The 19 sea captains of the 'Stone Fleet' gather for a portrait.

The 19 sea captains of the 'Stone Fleet,' a collection of old ships that were filled with rocks to be sunk in Charleston Harbor as part of the Union blockade of the Confederacy, gathered for a portrait. (/Mystic Seaport / January 3, 2012)

In November 1861, New London residents watched with curiosity as teams of oxen hauled wagons loaded with fieldstones through their streets.

The stones had been collected from the foundations of farms and old pasture walls in Waterford and surrounding towns. Generations of farmers had used those walls to keep their cattle and livestock from wandering off.

Now those stones were to provide a different kind of barrier.

When they reached the city wharves the teamsters, singing patriotic songs and with Old Glory waving proudly, worked with dock hands and sailors to load their rocky freight onto waiting ships.

Their wooden hulls used to carry blubber and oil from whales, but those days had passed with the advent of steam propulsion and petroleum. The stones were the last cargo these ships would carry.

The crews had rigged and readied the ships. Holes were drilled below the water lines in each hull. Plugs were then inserted, to be removed when the aged fleet reached its destination: the harbor of Charleston, S.C., seat of the Southern rebellion.

Union military planners believed that by scuttling the ships, they could clog the shipping lanes and bottle up a key Confederate port. The industry-poor South depended on its South Atlantic and Gulf ports to import the weapons, munitions, shoes, clothing and other goods from Europe that it needed to wage the war that had begun seven months before.

Devised by Army General-in-Chief Winfield Scott, the Anaconda Plan aimed to use the North's superior naval and material resources to squeeze the life out of the rebellion by seizing the Mississippi River, cutting the Confederacy in two, and blockading the 3,500-mile Southern coastland.

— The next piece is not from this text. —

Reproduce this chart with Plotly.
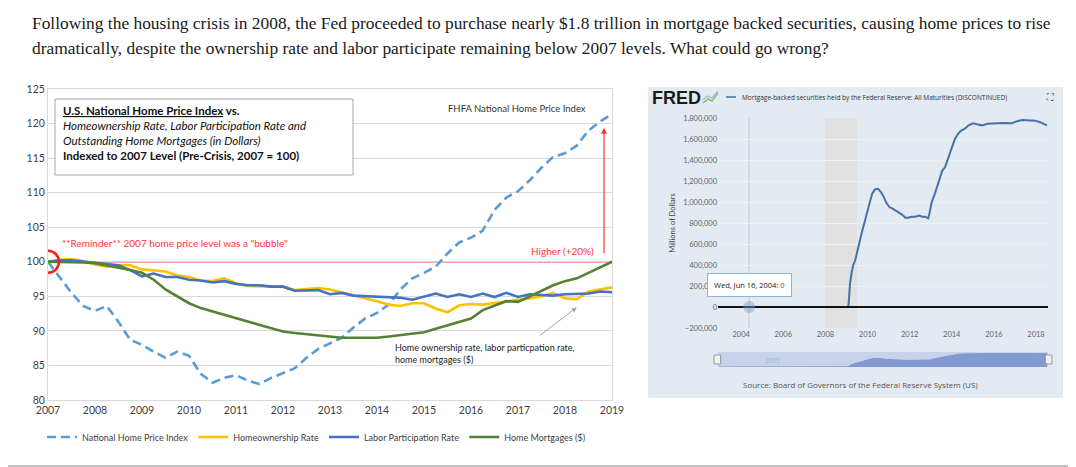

Thirteen ships in what became known as the Stone Fleet sailed from New London on Nov. 21, 1861. Twelve others left New Bedford and Boston. The 25 vessels, mostly whalers, were the first of two such fleets that set sail late in the war's first year to toughen the Union blockade and assist in ongoing operations against Confederate coastal defenses.

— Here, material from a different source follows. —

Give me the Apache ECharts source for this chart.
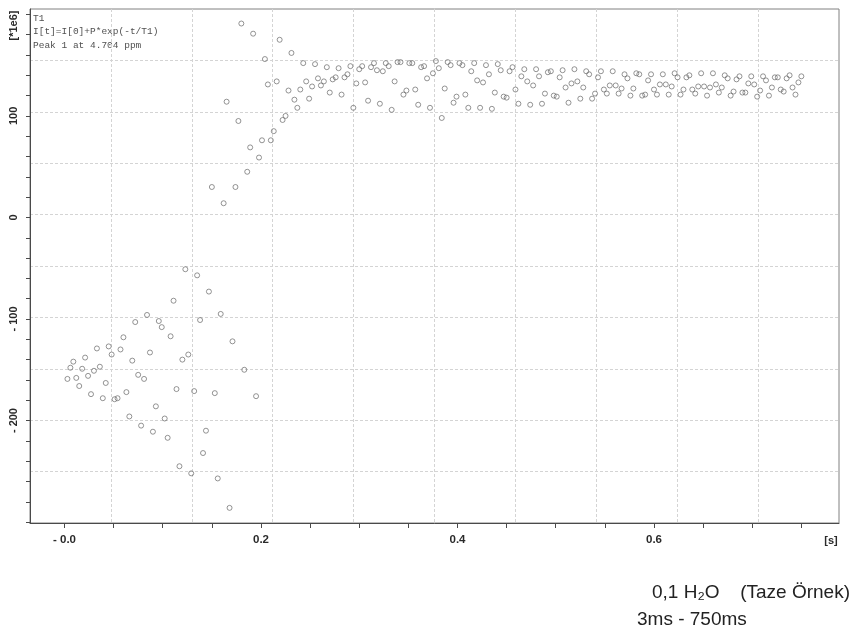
<!DOCTYPE html>
<html>
<head>
<meta charset="utf-8">
<script src="https://cdn.jsdelivr.net/npm/echarts@6/dist/echarts.min.js"></script>
<style>
  html, body { margin: 0; padding: 0; background: #ffffff; }
  #chart { width: 853px; height: 630px; }
</style>
</head>
<body>
<div id="chart"></div>
<script>
// Inversion-recovery delays (ms) and integrated intensity of peak 1 (units of 1e6)
const delaysMs = [
  3, 6, 9, 12, 15, 18, 21, 24, 27, 30,
  33, 36, 39, 42, 45, 48, 51, 54, 57, 60,
  63, 66, 69, 72, 75, 78, 81, 84, 87, 90,
  93, 96, 99, 102, 105, 108, 111, 114, 117, 120,
  123, 126, 129, 132, 135, 138, 141, 144, 147, 150,
  153, 156, 159, 162, 165, 168, 171, 174, 177, 180,
  183, 186, 189, 192, 195, 198, 201, 204, 207, 210,
  213, 216, 219, 222, 225, 228, 231, 234, 237, 240,
  243, 246, 249, 252, 255, 258, 261, 264, 267, 270,
  273, 276, 279, 282, 285, 288, 291, 294, 297, 300,
  303, 306, 309, 312, 315, 318, 321, 324, 327, 330,
  333, 336, 339, 342, 345, 348, 351, 354, 357, 360,
  363, 366, 369, 372, 375, 378, 381, 384, 387, 390,
  393, 396, 399, 402, 405, 408, 411, 414, 417, 420,
  423, 426, 429, 432, 435, 438, 441, 444, 447, 450,
  453, 456, 459, 462, 465, 468, 471, 474, 477, 480,
  483, 486, 489, 492, 495, 498, 501, 504, 507, 510,
  513, 516, 519, 522, 525, 528, 531, 534, 537, 540,
  543, 546, 549, 552, 555, 558, 561, 564, 567, 570,
  573, 576, 579, 582, 585, 588, 591, 594, 597, 600,
  603, 606, 609, 612, 615, 618, 621, 624, 627, 630,
  633, 636, 639, 642, 645, 648, 651, 654, 657, 660,
  663, 666, 669, 672, 675, 678, 681, 684, 687, 690,
  693, 696, 699, 702, 705, 708, 711, 714, 717, 720,
  723, 726, 729, 732, 735, 738, 741, 744, 747, 750
];

const intensity = [
  -159, -148, -142, -158, -166, -149, -138, -156, -174, -151,
  -129, -147, -178, -163, -127, -135, -179, -178, -130, -118,
  -172, -196, -141, -103, -155, -205, -159, -96, -133, -211,
  -186, -102, -108, -198, -217, -117, -82, -169, -245, -140,
  -51, -135, -252, -171, -57, -101, -232, -210, -73, 30,
  -173, -257, -95, 14, 114, -286, -122, 30, 95, 191,
  -150, 45, 69, 181, -176, 59, 76, 156, 131, 76,
  85, 134, 175, 96, 100, 125, 162, 116, 108, 126,
  152, 134, 117, 129, 151, 137, 130, 134, 148, 123,
  136, 138, 147, 121, 138, 141, 149, 108, 132, 146,
  149, 133, 115, 148, 152, 145, 112, 144, 152, 149,
  106, 134, 153, 153, 121, 125, 152, 152, 126, 111,
  148, 149, 137, 108, 142, 154, 147, 98, 127, 153,
  150, 113, 119, 152, 150, 121, 108, 144, 152, 135,
  108, 133, 150, 141, 107, 123, 151, 145, 119, 118,
  144, 148, 126, 112, 139, 146, 134, 111, 130, 146,
  139, 112, 122, 143, 144, 120, 119, 138, 145, 128,
  113, 132, 146, 134, 117, 128, 144, 141, 117, 122,
  138, 144, 126, 122, 130, 144, 130, 122, 127, 141,
  137, 120, 127, 142, 141, 120, 121, 135, 141, 126,
  121, 131, 141, 131, 121, 129, 142, 138, 121, 126,
  138, 140, 126, 122, 129, 142, 129, 120, 128, 142,
  131, 123, 128, 140, 137, 120, 124, 136, 139, 123,
  123, 132, 139, 131, 119, 125, 139, 135, 120, 128,
  138, 138, 126, 124, 137, 140, 128, 121, 133, 139
];

// Axis ticks and labelled positions
const xTickValues = [0, 0.05, 0.1, 0.15, 0.2, 0.25, 0.3, 0.35, 0.4, 0.45, 0.5, 0.55, 0.6, 0.65, 0.7, 0.75];
const xLabelValues = [0, 0.2, 0.4, 0.6];
const yTickValues = [-300, -280, -260, -240, -220, -200, -180, -160, -140, -120, -100, -80, -60, -40, -20,
                     0, 20, 40, 60, 80, 100, 120, 140, 160, 180, 200];
const yLabelValues = [-200, -100, 0, 100];

// Text blocks
const headerLines = ['T1', 'I[t]=I[0]+P*exp(-t/T1)', 'Peak 1 at 4.704 ppm'];
const yUnit = '[*1e6]';
const xUnit = '[s]';
const sampleLabel = '0,1 H\u2082O';
const sampleNote = '(Taze \u00D6rnek)';
const rangeLabel = '3ms - 750ms';

const points = delaysMs.map((ms, i) => [ms / 1000, intensity[i]]);

const chart = echarts.init(document.getElementById('chart'), null, { renderer: 'canvas' });

const axisFont = { fontFamily: 'Liberation Sans', fontWeight: 'bold', color: '#2a2a2a' };
const gridLine = {
  show: true, showMinLine: false, showMaxLine: false,
  lineStyle: { color: '#d4d4d4', width: 1, type: [3, 2] }
};

chart.setOption({
  animation: false,
  backgroundColor: '#ffffff',
  grid: {
    left: 30, top: 9, width: 809, height: 514,
    show: true, borderColor: '#808080', borderWidth: 1, backgroundColor: 'transparent'
  },
  xAxis: [
    {
      type: 'value', min: -0.0351, max: 0.7883, position: 'bottom',
      axisLine: { show: true, onZero: false, lineStyle: { color: '#4a4a4a', width: 1 } },
      axisTick: { show: true, customValues: xTickValues, length: 5, lineStyle: { color: '#4a4a4a' } },
      axisLabel: {
        customValues: xLabelValues, margin: 11, fontSize: 11.5, ...axisFont,
        formatter: v => (v === 0 ? '- 0.0' : v.toFixed(1))
      },
      splitLine: { show: false }
    },
    {
      // plot area divided into 10 columns
      type: 'value', min: 0, max: 10, interval: 1, position: 'top',
      axisLine: { show: false }, axisTick: { show: false }, axisLabel: { show: false },
      splitLine: gridLine
    }
  ],
  yAxis: [
    {
      type: 'value', min: -300.9, max: 205.3, position: 'left',
      axisLine: { show: true, onZero: false, lineStyle: { color: '#4a4a4a', width: 1 } },
      axisTick: { show: true, customValues: yTickValues, length: 4, lineStyle: { color: '#4a4a4a' } },
      axisLabel: {
        customValues: yLabelValues, rotate: 90, margin: 10.5, fontSize: 11, ...axisFont,
        formatter: v => (v < 0 ? '- ' + Math.abs(v) : String(v))
      },
      splitLine: { show: false }
    },
    {
      // plot area divided into 10 rows
      type: 'value', min: 0, max: 10, interval: 1, position: 'right',
      axisLine: { show: false }, axisTick: { show: false }, axisLabel: { show: false },
      splitLine: gridLine
    }
  ],
  series: [
    {
      type: 'scatter', xAxisIndex: 0, yAxisIndex: 0,
      data: points,
      symbol: 'circle', symbolSize: 5,
      itemStyle: { color: 'rgba(0,0,0,0)', borderColor: '#6a6a6a', borderWidth: 0.9 },
      emphasis: { disabled: true },
      z: 5
    }
  ],
  graphic: [
    {
      type: 'group', left: 33, top: 13.5,
      children: headerLines.map((line, i) => ({
        type: 'text', x: 0, y: i * 13.3,
        style: { text: line, font: '9.5px "Liberation Mono"', fill: '#505050' }
      }))
    },
    {
      type: 'text', x: 13.8, y: 25.5, rotation: Math.PI / 2,
      style: { text: yUnit, font: 'bold 11px "Liberation Sans"', fill: '#2a2a2a', align: 'center', verticalAlign: 'middle' }
    },
    {
      type: 'text', x: 831, y: 540.5,
      style: { text: xUnit, font: 'bold 11px "Liberation Sans"', fill: '#2a2a2a', align: 'center', verticalAlign: 'middle' }
    },
    {
      type: 'text', x: 652, y: 593,
      style: { text: sampleLabel, font: '19px "Liberation Sans"', fill: '#222222', align: 'left', verticalAlign: 'middle' }
    },
    {
      type: 'text', x: 850, y: 593,
      style: { text: sampleNote, font: '19px "Liberation Sans"', fill: '#222222', align: 'right', verticalAlign: 'middle' }
    },
    {
      type: 'text', x: 637, y: 620,
      style: { text: rangeLabel, font: '19px "Liberation Sans"', fill: '#222222', align: 'left', verticalAlign: 'middle' }
    }
  ]
});
</script>
</body>
</html>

Just one week before, on Nov. 14, a Union flotilla had seized Port Royal Sound, near the Georgia-South Carolina border. Two Connecticut regiments — the 6th and 7th — had stormed ashore to occupy Port Royal's defenses: Fort Walker on Hilton Head Island and Fort Beauregard, both silenced by naval bombardment.

It was a notable success in an otherwise lackluster first year of the war for the North.

Connecticut and the Navy

From the earliest days of the Civil War, strategists in the Lincoln administration realized that for the Union to prevail, the Federal Navy had to play a critical role.

The blockade had to choke off the South's supply lifeline. Union warships and gunboats had to seize Confederate ports and move large bodies of troops and supplies along coastlines and inland waterways, particularly the Mississippi and Ohio rivers and their various tributaries.

Charged with overseeing the effort was Glastonbury native and former Hartford Times editor Gideon Welles, President Lincoln's gruff, hard-working secretary of the navy.

Welles and other planners realized that to accomplish its mission, the Navy needed more ships, lots of them. Connecticut, with its long maritime history and established shipyards, became a key supplier, the historic whaling ports of Mystic and New London at the forefront.

In 1861, Mystic had three major shipbuilders and several smaller one. It emerged as a leading center for wartime naval construction. Its 50,000 tons of ships surpassed every other Union port except Boston, which was 20 times larger.

"The Civil War era was the peak of Mystic's long ship-building history. Most of the ships built at Mystic were for troop and supply transport, but several were built and fitted for combat, and a few actually engaged in battle,'' according to an unpublished paper by Brian Stanley, a graduate student in history at Central Connecticut State University.

Steamship construction led the way. The 56 steamships built in Mystic represented, 5 percent of the nation's total, more than Massachusetts and Maine combined. An additional 36 wooden vessels of various size and type were also built.